Jagannath Shankar Sheth, George Birdwood and Bhau Daji were instrumental in some of the major reconstruction efforts of the city, beginning in 1857. The three gradually changed a town made up of a close network of streets into a spacious and airy city, adorned with fine avenues and splendid buildings. He became the first Indian to be nominated to the Bombay Legislative Council under the Indian Councils Act 1861, and became a member of the Bombay Board of Education. He also was the first Indian member of The Asiatic Society of Mumbai, and is known to have endowed a school and donated land in Grant Road for a theater. His influence was used by John Malcolm to induce the Hindus to acquiesce in the suppression of suttee or widow-burning, and his efforts also paid off after the Hindu community was granted a cremation ground at Sonapur. He is known to have donated generously to Hindu temples. During the First War of Independence of 1857, the British suspected his involvement, but acquitted him due to lack of evidence. He died in Mumbai on 31 July 1865. A year after his death a marble statue was erected at the Asiatic Society of Mumbai. Erstwhile Girgaon Road and chowk (Nana Chowk) at Grant Road are named after him in South Mumbai.
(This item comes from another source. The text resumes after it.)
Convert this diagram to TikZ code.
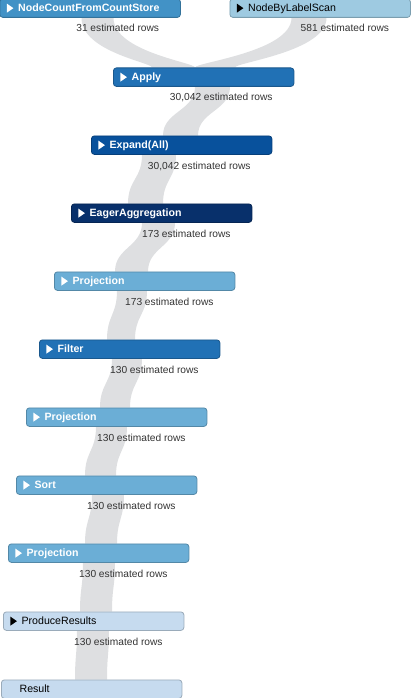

The Bombay Association was the first political organization in Mumbai founded by Jagannath Shankar Sheth on 26 August 1852. Various members were Sir Jamshedji Jejeebhoy, Jagannath Shankarsheth, Naoroji Furdunji, Dr. Bhau Daji Lad, Dadabhai Naoroji and Vinayak Shankar Sheth. Sir Jamshedji Jejeebhoy was the first president of the organization.

== Family History ==
Jagannath's ancestor Babulsheth Ganbasheth migrated to Mumbai in the mid-18th century from Konkan. Babulsheth's son Shankarsheth was a prominent businessman of South Mumbai in the late-18th century. Gunbow Street (now called Rustom Sidhwa Marg) in the Fort business district of Mumbai, is named after Ganba Sheth, and not, as many people assume, is of military origin.

Descendants of Nana still look after the family estate as well as the family temple at Nana Chowk.

== Philanthropy ==
The Dr. Bhau Daji Lad Museum, at Byculla in Mumbai which was designed by a famous London architect was built with the patronage of many wealthy Indian businessmen and philanthropists like Jagannath Shankar Sheth, David Sassoon and Jamsetjee Jejeebhoy.

The Bhavani-Shankar Mandir and The Ram Mandir near Nana Chowk were built by Shankar Sheth, Babulsheth in the early-19th century and are currently in the possession of the Sunkersett (शंकरशेट) family.

== Bibliography ==

- Bharatcha Pahila Rashtrapurush Na. Jagannath Shankar Sheth by Dr. Madhav R. Potdar.